In the decades I have been doing up old knackers I have never really resolved this question:
When repairing rotten bodywork
Filler then primer or
Primer then filler?
I have generally thought it best to use rust arresting primer, then filler but on new metal not so sure.
Any body repair experts out there who can advise?
TA
Mike
My view when restoring bodywork, cut out the rust, weld in new metal, never create more layers of metal than original. Grind and tidy welds, 40 grit
DA the bare metal, filler, etch primer, primer, finish. Many etch primers wont take polyester fillers on top.
Rgds.
hmmmm, I have always painted the metal with zinc primer or similar then put put filler on top.
pimer/filler primer and paint on top of that.
Was taught at college, on a car restoration course, to apply filler to bare metal to get a direct bond. otherwise you are just bonding to the paint layer
quote:
Originally posted by jabs
Was taught at college, on a car restoration course, to apply filler to bare metal to get a direct bond. otherwise you are just bonding to the paint layer
I guess the real answer is there isn't a right or wrong way of doing it, as long as the materials are compatible, and the repair is invisible.. Only time would tell which fails first if at all.
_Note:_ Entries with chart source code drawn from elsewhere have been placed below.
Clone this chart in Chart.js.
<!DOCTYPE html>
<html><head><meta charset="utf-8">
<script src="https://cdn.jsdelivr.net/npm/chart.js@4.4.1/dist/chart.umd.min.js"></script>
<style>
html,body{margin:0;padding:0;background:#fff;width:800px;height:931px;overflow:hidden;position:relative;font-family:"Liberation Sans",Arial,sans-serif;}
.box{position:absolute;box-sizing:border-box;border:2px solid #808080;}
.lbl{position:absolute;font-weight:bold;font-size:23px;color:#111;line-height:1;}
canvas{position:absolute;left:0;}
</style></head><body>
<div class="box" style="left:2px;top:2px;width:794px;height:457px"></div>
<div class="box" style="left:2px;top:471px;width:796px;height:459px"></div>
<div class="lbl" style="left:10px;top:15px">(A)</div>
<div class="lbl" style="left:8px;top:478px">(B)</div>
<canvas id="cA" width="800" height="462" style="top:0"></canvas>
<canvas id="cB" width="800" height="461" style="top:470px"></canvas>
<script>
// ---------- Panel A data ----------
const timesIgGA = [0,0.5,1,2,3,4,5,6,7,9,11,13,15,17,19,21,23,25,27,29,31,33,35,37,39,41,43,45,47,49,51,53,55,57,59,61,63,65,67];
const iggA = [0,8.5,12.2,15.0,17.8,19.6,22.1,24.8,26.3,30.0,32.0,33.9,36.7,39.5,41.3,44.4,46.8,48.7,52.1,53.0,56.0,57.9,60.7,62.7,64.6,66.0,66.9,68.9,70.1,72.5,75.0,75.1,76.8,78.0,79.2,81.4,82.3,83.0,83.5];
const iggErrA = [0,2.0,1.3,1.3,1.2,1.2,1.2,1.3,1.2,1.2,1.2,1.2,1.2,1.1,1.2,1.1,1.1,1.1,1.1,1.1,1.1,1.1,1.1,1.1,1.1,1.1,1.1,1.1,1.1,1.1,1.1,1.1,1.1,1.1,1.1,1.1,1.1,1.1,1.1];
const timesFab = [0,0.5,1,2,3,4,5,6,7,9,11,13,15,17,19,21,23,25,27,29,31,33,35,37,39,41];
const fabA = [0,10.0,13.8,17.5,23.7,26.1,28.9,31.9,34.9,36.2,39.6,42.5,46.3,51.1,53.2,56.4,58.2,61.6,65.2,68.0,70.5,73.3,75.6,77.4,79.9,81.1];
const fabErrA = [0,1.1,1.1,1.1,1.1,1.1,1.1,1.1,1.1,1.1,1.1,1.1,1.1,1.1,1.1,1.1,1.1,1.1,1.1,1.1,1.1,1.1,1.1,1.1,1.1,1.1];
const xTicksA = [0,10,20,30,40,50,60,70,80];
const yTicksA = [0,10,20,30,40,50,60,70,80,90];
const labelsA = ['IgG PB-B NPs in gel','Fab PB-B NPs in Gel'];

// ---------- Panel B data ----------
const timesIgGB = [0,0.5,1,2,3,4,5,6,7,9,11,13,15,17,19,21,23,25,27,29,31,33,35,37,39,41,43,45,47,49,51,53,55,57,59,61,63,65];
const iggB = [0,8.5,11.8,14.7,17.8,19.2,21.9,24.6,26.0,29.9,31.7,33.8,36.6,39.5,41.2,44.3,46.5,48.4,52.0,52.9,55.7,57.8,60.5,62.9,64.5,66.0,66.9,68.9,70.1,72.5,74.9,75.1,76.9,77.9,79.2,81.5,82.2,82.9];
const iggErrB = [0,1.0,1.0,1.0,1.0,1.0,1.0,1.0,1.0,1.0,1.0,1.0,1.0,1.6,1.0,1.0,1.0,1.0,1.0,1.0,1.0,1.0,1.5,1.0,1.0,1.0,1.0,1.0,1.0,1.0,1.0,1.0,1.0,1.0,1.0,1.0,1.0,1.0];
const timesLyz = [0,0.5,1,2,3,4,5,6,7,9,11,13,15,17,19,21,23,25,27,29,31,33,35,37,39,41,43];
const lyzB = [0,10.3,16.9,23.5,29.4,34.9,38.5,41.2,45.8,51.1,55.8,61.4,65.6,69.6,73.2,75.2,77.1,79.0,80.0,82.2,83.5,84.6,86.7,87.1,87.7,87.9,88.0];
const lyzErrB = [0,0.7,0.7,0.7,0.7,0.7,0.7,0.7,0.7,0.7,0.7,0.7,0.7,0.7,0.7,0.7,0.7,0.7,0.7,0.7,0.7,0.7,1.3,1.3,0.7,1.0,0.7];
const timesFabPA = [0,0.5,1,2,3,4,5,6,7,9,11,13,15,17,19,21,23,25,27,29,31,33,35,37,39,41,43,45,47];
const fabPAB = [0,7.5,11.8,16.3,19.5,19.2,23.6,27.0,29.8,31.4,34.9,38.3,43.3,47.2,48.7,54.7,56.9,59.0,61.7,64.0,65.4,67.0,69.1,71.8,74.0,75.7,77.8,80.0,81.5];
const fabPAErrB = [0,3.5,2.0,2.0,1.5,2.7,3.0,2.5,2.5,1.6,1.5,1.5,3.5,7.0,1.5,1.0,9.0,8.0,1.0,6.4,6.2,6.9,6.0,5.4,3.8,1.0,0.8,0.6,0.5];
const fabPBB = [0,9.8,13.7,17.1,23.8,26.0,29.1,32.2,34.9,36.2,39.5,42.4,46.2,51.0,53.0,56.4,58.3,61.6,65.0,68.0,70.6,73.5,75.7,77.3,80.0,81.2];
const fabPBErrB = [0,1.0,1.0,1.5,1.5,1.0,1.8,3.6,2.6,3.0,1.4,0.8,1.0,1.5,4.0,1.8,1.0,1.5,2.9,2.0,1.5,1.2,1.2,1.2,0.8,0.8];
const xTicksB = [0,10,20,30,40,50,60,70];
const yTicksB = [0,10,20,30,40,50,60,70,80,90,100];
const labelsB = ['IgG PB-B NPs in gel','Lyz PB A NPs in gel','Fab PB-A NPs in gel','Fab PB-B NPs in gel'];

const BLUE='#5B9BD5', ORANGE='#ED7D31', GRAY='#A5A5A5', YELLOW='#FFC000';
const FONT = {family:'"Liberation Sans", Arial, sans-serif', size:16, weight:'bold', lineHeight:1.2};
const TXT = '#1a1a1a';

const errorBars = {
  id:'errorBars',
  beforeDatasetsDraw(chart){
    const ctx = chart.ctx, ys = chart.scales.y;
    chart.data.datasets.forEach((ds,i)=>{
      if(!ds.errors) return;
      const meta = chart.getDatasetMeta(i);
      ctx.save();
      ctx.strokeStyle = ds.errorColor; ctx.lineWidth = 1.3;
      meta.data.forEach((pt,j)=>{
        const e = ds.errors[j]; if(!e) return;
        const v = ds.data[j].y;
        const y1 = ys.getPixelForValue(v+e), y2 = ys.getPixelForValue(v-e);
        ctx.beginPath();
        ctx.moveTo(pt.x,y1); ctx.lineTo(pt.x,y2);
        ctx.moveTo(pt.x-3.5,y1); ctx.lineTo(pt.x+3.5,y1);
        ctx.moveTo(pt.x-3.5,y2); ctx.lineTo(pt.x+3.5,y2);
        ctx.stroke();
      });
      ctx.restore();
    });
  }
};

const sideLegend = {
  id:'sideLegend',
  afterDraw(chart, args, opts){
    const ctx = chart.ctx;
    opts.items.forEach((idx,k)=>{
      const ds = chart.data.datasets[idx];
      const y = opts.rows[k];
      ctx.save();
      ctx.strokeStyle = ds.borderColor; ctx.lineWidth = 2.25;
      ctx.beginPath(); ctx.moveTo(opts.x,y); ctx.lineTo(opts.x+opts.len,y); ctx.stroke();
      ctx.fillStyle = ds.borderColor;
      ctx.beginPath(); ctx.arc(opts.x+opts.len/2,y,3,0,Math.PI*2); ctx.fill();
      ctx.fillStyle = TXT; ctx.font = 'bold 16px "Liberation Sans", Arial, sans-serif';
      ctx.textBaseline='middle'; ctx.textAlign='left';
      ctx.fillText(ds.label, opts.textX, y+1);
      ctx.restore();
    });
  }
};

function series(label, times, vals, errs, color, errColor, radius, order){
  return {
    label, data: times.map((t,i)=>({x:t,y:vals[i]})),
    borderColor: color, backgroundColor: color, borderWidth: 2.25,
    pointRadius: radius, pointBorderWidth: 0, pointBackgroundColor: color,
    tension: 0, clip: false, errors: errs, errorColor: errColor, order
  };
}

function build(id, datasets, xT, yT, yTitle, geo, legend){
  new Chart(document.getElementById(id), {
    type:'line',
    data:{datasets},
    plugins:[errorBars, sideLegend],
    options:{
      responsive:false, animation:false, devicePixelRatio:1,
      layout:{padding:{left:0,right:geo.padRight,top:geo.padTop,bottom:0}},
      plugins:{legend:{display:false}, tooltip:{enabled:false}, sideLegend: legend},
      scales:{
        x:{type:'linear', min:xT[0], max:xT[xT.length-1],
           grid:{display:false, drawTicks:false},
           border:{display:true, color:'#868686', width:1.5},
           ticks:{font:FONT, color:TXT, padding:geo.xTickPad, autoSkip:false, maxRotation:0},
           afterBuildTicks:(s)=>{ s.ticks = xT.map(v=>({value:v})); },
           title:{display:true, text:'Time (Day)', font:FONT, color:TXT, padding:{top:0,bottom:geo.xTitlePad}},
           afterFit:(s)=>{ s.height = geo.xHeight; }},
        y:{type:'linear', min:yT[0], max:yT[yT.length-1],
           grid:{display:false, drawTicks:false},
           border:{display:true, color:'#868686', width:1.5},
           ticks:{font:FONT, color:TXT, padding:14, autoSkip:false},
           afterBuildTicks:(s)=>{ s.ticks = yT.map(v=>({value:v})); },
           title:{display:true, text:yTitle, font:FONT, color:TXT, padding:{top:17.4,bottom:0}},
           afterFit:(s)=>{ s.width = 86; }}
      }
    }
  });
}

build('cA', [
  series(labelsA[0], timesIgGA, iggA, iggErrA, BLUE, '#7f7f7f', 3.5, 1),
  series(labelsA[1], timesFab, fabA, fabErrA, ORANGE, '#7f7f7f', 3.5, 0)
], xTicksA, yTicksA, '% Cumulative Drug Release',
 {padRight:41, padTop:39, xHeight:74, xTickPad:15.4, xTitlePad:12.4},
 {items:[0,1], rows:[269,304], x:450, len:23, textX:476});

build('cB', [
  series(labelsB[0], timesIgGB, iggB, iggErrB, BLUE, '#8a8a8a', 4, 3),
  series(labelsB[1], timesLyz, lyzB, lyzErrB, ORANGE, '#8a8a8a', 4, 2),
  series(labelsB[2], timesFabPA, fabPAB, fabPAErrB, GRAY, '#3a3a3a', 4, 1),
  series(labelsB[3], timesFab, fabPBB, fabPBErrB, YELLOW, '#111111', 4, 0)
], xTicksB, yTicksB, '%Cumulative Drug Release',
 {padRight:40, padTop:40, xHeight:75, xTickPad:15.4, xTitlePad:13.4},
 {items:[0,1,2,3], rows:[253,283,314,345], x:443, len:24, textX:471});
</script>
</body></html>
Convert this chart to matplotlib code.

I was told that you shouldn't apply filler to bare metal as it is porous, so by the time you come round to painting it, it has already drawn in a
small amount of moisture and so will therefore start to corrode the area you've just repaired from behind the repair...
Steve
quote:
Originally posted by r1_pete
My view when restoring bodywork, cut out the rust, weld in new metal, never create more layers of metal than original. Grind and tidy welds, 40 grit DA the bare metal, filler, etch primer, primer, finish. Many etch primers wont take polyester fillers on top.
Rgds.
Yep I agree Chris, tried lead a few times, never seem to get quite enough in, whether its just a skim or a dollop required, end up with a bit of filler rather than starting again.
Porous fillers went out with Austin A35's, if you were to etch then fill, when you block out the filler, you would remove the surrounding etch so
no point putting it there in the first place.
Bare metal with all welds fully dressed with 80g. No pinholes in the welds or the surrounding steel. never fill onto unkeyed existing paint. Always
cover filler with a stopper layer.
We use about 50kgs of stopper a month, but only 5kgs of filler, I personally never use filler, if a dent is that deep, it needs planishing.